И сейчас я с трудом могу привести в порядок разнообразие впечатлений, Тогда меня охвативших, ощущений, меня волновавших, сведений, меня обогативших, изъяснить новое освещение, легшее на беспорядочный материал, мною запасенный. Это была высокая пора жизни, период чистейших чувств, Дум, стремлений; период души, парившей в небо.
Было бы утомительно передавать события в последовательности. Начать с того, что все было ново вокруг меня: местность, лица, быт семьи, в которую я кратковременно вступил, особенное служебное положение брата, даже самый воздух. Мне с трудом поверят, но я настаиваю, что ощущал особенность атмосферного воздуха; мысленно я его сейчас воспроизвожу. Известно, что нежилой дом иначе пахнет, нежели обжитой; известна особенность благоуханий степи, леса, запах весны и осени, июля и августа в деревне, деревни и города вообще. Часть особенностей поддается даже анализу; но признаки, которые угадывает обонянием киргиз или Патфайндер Купера? Под Девичьим была особенность воздуха, которую я мог угадать обонянием, зажмурив глаза, и которая не тождественна была не только с Москвой, но и с окрестностями ее, под Донским, Симоновым, за Дорогомиловым. Она зависела, конечно, от особенностей физической обстановки, но почему она подействовала резко — отказываюсь объяснить.

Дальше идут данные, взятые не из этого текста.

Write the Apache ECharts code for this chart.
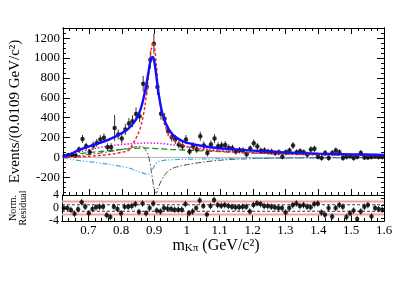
<!DOCTYPE html>
<html><head><meta charset="utf-8">
<script src="https://cdn.jsdelivr.net/npm/echarts@6/dist/echarts.min.js"></script>
<style>html,body{margin:0;padding:0;background:#fff}#c{width:399px;height:282px}</style>
</head><body><div id="c"></div>
<script>
// ---- data ----
const X_MIN = 0.62, X_MAX = 1.6, N_BINS = 90;
const DATA_Y = [15,25,28,18,80,186,113,55,120,146,
  180,197,103,103,297,230,190,280,341,365,
  438,415,741,708,983,1144,708,440,390,264,
  204,180,129,113,180,60,113,80,213,120,
  45,130,190,113,119,126,95,93,60,73,
  70,32,89,143,109,66,70,58,58,45,
  51,8,51,70,120,51,62,51,30,80,
  87,8,-5,45,-5,45,70,51,-5,8,
  15,-5,8,45,0,0,5,10,5,5];
const DATA_ERR = [15,20,22,20,30,40,35,30,40,40,
  45,45,40,40,130,50,50,55,55,60,
  65,60,80,80,90,100,80,60,55,50,
  45,45,40,40,45,35,40,35,45,40,
  35,40,45,40,38,38,35,35,32,32,
  32,30,32,38,35,32,32,30,30,30,
  30,28,30,30,35,30,30,30,28,32,
  32,28,28,30,28,30,32,30,28,28,
  28,28,28,30,25,25,25,25,25,25];
const RESID = [0,0,-0.6,-1.8,-0.4,1.8,0.4,-1.6,-0.3,0.2,
  0.4,0.4,-2.2,-2.8,0.4,-0.3,-1.6,0.4,0.4,0.6,
  1.2,-1.2,1.4,-1.6,0,1.4,-0.8,-1.1,0,-0.2,
  -0.3,-0.5,-0.5,-0.5,1.2,-1.6,-1.1,0,2.3,0.6,
  -2.0,0.6,2.5,0.9,0.7,0.9,0.6,0.4,0.2,0.2,
  0.4,0.4,-1.1,0.9,1.5,1.2,0.6,0.6,0.4,0.2,
  0,0,-1.4,0,0.9,1.4,0.6,0.9,0.4,0.2,
  1.2,1.4,-1.4,-2.1,0,-2.6,0,0.9,0.4,-2.8,
  -1.6,-0.8,-3.4,-1.1,0.4,0.9,-2.6,0,-0.3,-0.5];

const CURVE_X = [0.62,0.64,0.66,0.68,0.70,0.72,0.74,0.76,0.78,0.80,0.82,0.84,0.85,0.86,0.87,0.88,0.885,0.89,0.895,0.90,0.905,0.91,0.92,0.93,0.94,0.95,0.96,0.98,1.00,1.05,1.10,1.15,1.20,1.30,1.40,1.50,1.60];
const FIT_TOTAL = [5,30,60,88,112,133,155,180,210,245,290,365,425,515,655,835,935,1000,1010,945,825,690,495,375,300,250,215,172,146,112,92,80,68,50,38,31,26];
const FIT_KSTAR = [0,2,5,8,12,16,22,29,38,52,70,175,240,340,510,780,950,1090,1160,1100,935,735,475,335,255,205,172,132,106,76,62,52,45,35,28,22,18];
const FIT_MAGENTA = [0,20,42,62,78,92,104,114,123,130,136,140,142,143,144,145,145,145,145,144,143,142,140,137,133,129,125,116,107,87,70,58,48,35,27,22,18];
const FIT_GREEN = [0,15,30,41,50,56,62,68,74,80,86,92,94,95,95,94,93,92,91,90,89,88,86,84,82,80,79,76,73,66,58,51,45,36,30,25,22];
const FIT_INTERF1 = [0,-15,-28,-36,-43,-51,-60,-70,-80,-92,-105,-128,-140,-153,-163,-168,-162,-142,-112,-78,-55,-42,-32,-28,-25,-23,-22,-20,-18,-15,-13,-11,-10,-8,-6,-5,-4];
const FIT_INTERF2 = [0,8,15,22,30,38,47,57,68,80,93,106,112,112,88,25,-40,-140,-250,-340,-360,-310,-235,-180,-142,-118,-102,-85,-72,-46,-28,-18,-12,-6,-3,-1,0];

const X_TICKS = [0.7,0.8,0.9,1.0,1.1,1.2,1.3,1.4,1.5,1.6];
const Y_TICKS = [-200,0,200,400,600,800,1000,1200];
const RES_TICKS = [-4,0,4];
const RES_BANDS = [2,-2];
const RES_DASH = [1,-1];
const Y_MIN = -378, Y_MAX = 1302;

// ---- build ----
const FONT = '"Liberation Serif","DejaVu Serif",serif';
const binW = (X_MAX - X_MIN) / N_BINS;
const centers = DATA_Y.map((_, i) => X_MIN + (i + 0.5) * binW);
const pts = DATA_Y.map((y, i) => [centers[i], y, DATA_ERR[i]]);
const rpts = RESID.map((r, i) => [centers[i], r, 1]);
const xMinor = []; for (let k = 0; k <= 49; k++) xMinor.push(+(X_MIN + k * 0.02).toFixed(3));
const yMinor = []; for (let v = -350; v <= 1300; v += 50) yMinor.push(v);
const rMinor = [-4,-3,-2,-1,0,1,2,3,4];
const curve = ys => CURVE_X.map((x, i) => [x, ys[i]]);
const plain = v => String(v);

function xAx(grid, pos, ticks, len, extra) {
  return Object.assign({gridIndex: grid, type: 'value', min: X_MIN, max: X_MAX, position: pos,
    axisLine: {show: true, onZero: false, lineStyle: {color: '#000', width: 1}},
    axisTick: {show: true, inside: true, length: len, customValues: ticks, lineStyle: {color: '#000', width: 1}},
    axisLabel: {show: false}, splitLine: {show: false}}, extra || {});
}
function yAx(grid, pos, mn, mx, ticks, len, extra) {
  return Object.assign({gridIndex: grid, type: 'value', min: mn, max: mx, position: pos,
    axisLine: {show: true, onZero: false, lineStyle: {color: '#000', width: 1}},
    axisTick: {show: true, inside: true, length: len, customValues: ticks, lineStyle: {color: '#000', width: 1}},
    axisLabel: {show: false}, splitLine: {show: false}}, extra || {});
}

const xAxis = [
  xAx(0, 'bottom', X_TICKS, 6),
  xAx(0, 'bottom', xMinor, 3),
  xAx(0, 'top', X_TICKS, 6),
  xAx(0, 'top', xMinor, 3),
  xAx(1, 'bottom', X_TICKS, 6, {
    axisLabel: {show: true, customValues: X_TICKS, formatter: plain, fontFamily: FONT, fontSize: 13, color: '#000', margin: 3},
    name: '{a|m}{s|Kπ}{a| (GeV/c²)}', nameLocation: 'middle', nameGap: 15,
    nameTextStyle: {color: '#000', fontFamily: FONT, fontSize: 16, padding: [0, 14, 0, 0],
      rich: {a: {fontFamily: FONT, fontSize: 16, color: '#000', padding: [0,0,4,0]},
             s: {fontFamily: FONT, fontSize: 11, color: '#000'}}}
  }),
  xAx(1, 'bottom', xMinor, 3)
];
const yAxis = [
  yAx(0, 'left', Y_MIN, Y_MAX, Y_TICKS, 7, {
    axisLabel: {show: true, customValues: Y_TICKS, formatter: plain, fontFamily: FONT, fontSize: 13, color: '#000', margin: 3},
    name: 'Events/(0.0109 GeV/c²)', nameLocation: 'middle', nameGap: 37,
    nameTextStyle: {color: '#000', fontFamily: FONT, fontSize: 15}
  }),
  yAx(0, 'left', Y_MIN, Y_MAX, yMinor, 3),
  yAx(0, 'right', Y_MIN, Y_MAX, Y_TICKS, 7),
  yAx(0, 'right', Y_MIN, Y_MAX, yMinor, 3),
  yAx(1, 'left', -4, 4, RES_TICKS, 5, {
    axisLabel: {show: true, customValues: RES_TICKS, formatter: plain, fontFamily: FONT, fontSize: 12, color: '#000', margin: 3},
    name: 'Norm.\nResidual', nameLocation: 'middle', nameGap: 34,
    nameTextStyle: {color: '#000', fontFamily: FONT, fontSize: 10, lineHeight: 10}
  }),
  yAx(1, 'right', -4, 4, rMinor, 3)
];

function errBar(params, api) {
  const x = api.value(0), y = api.value(1), e = api.value(2);
  const a = api.coord([x, y - e]), b = api.coord([x, y + e]);
  return {type: 'line', shape: {x1: a[0], y1: a[1], x2: b[0], y2: b[1]}, style: {stroke: '#333', lineWidth: 1}};
}
function lineS(data, color, width, type, z, xi, yi) {
  return {type: 'line', data, xAxisIndex: xi || 0, yAxisIndex: yi || 0, symbol: 'none', smooth: 0.3,
    lineStyle: {color, width, type}, z, silent: true, animation: false, clip: true};
}

const series = [
  lineS([[X_MIN, 0], [X_MAX, 0]], '#b4b4b4', 1, 'solid', 1),
  lineS(curve(FIT_INTERF2), '#4d4d4d', 1, [6,2,1.5,2], 2),
  lineS(curve(FIT_INTERF1), '#3fa7dc', 1.2, [5,2,1.2,2,1.2,2], 2),
  lineS(curve(FIT_GREEN), '#119911', 1.3, [6,3], 2),
  lineS(curve(FIT_MAGENTA), '#e020e0', 1.6, [1.5,1.8], 2),
  {type: 'custom', xAxisIndex: 0, yAxisIndex: 0, data: pts, renderItem: errBar, z: 3, animation: false, clip: true},
  {type: 'scatter', xAxisIndex: 0, yAxisIndex: 0, data: pts.map(p => [p[0], p[1]]), symbol: 'circle', symbolSize: 4.5,
    itemStyle: {color: '#000'}, z: 4, animation: false},
  lineS(curve(FIT_KSTAR), '#ff1a1a', 1.4, [3,2], 5),
  lineS(curve(FIT_TOTAL), '#1010ff', 2.4, 'solid', 6),
  // residual panel
  ...RES_BANDS.map(v => lineS([[X_MIN, v], [X_MAX, v]], '#f4a0a0', 2, 'solid', 1, 4, 4)),
  ...RES_DASH.map(v => lineS([[X_MIN, v], [X_MAX, v]], '#000', 0.8, [3,2], 1, 4, 4)),
  {type: 'custom', xAxisIndex: 4, yAxisIndex: 4, data: rpts, renderItem: errBar, z: 3, animation: false, clip: true},
  {type: 'scatter', xAxisIndex: 4, yAxisIndex: 4, data: rpts.map(p => [p[0], p[1]]), symbol: 'circle', symbolSize: 4.5,
    itemStyle: {color: '#000'}, z: 4, animation: false}
];

const chart = echarts.init(document.getElementById('c'), null, {renderer: 'canvas'});
chart.setOption({
  backgroundColor: '#fff',
  animation: false,
  grid: [
    {left: 60, top: 28, width: 324, height: 167},
    {left: 60, top: 195, width: 324, height: 26}
  ],
  xAxis, yAxis, series
});
</script></body></html>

Монастырь [14], заканчивающий собою широчайшую улицу в полторы версты длиной, носящую название Девичьего поля; в средине она действительно расширяется и образует выгонное поле. Сзади огороды, которые, понижаясь, ведут к Москве-реке, а за ними дуга Москвы-реки, очерчивающей полукруг. Направо от монастыря пруды и за ними тотчас же опять Москва-река, налево слобода с домами духовенства, за нею огороды и за ними опять Москва-река. Вдали, впереди, за рекой — Воробьевы горы с церковочкой в ладонь величиной. Желтые полосы пестрят гору — след брошенных работ по сооружению храма Христа Спасителя. Налево Мамонова дача; обращаясь направо, минуя все Воробьевы горы, взор падает на загородный двор Воспитательного дома. Вполне сохранившиеся стены монастыря с узорчатыми башнями. Внутри несколько церквей; собор — и древнее, и величественнее Коломенского; церкви на обоих воротах; высокая колокольня, бесспорно изящнейшая изо всех московских; монашеские кельи; надгробные памятники, теснящиеся около церквей; монахини, изредка переходящие чрез одну из дорог и тропинок внутри ограды; тишина. Тишина, но не полная, безмолвная тишина. На колокольне часы бьют не только четверти, но отбивают каждую минуту. Представьте склоняющийся к вечеру летний день; кругом памятники, одни — почтенные исторические, в виде храмов и хором, другие — в виде намогильных камней и часовень, внутри которых инде теплится лампада. Но пока я пишу это, прозвенела минута, долго, жалобно, тонко, и едва успеваешь погрузиться в думу, снова жалобный, тонкий голосок напоминает: минута прошла. На далеко слышен этот долго не замирающий тонкий звук, за четверть всего поля.
Говорили (едва ли предание точно), что часы поставлены Петром с минутным боем нарочно, чтобы чаще напоминать заточенной Софье о ее крамоле. Кельи Софьины — двухэтажное здание, почти вплоть у стены, смотрящее за город. Что за странность? За кельями не водится, чтоб они смотрели в «мир». А это с намерением опять: здесь на зубцах или около них на виселице качались пред окнами тела казненных стрельцов. Таковы предания, уже отличные от преданий о Мотасе или Сергии Преподобном, встретившем недружелюбный прием колом. Это не миф уже, это история.
Не знаю, может быть, по пристрастию детских воспоминаний, но мне нравится архитектура и хором (особенно царицыных, где жила Евдокия Федоровна, рядом с передними воротами), и монастырских башен, не говоря о колокольне: эти темно-красные здания, обделанные украшениями из белого камня, оригинально изящны.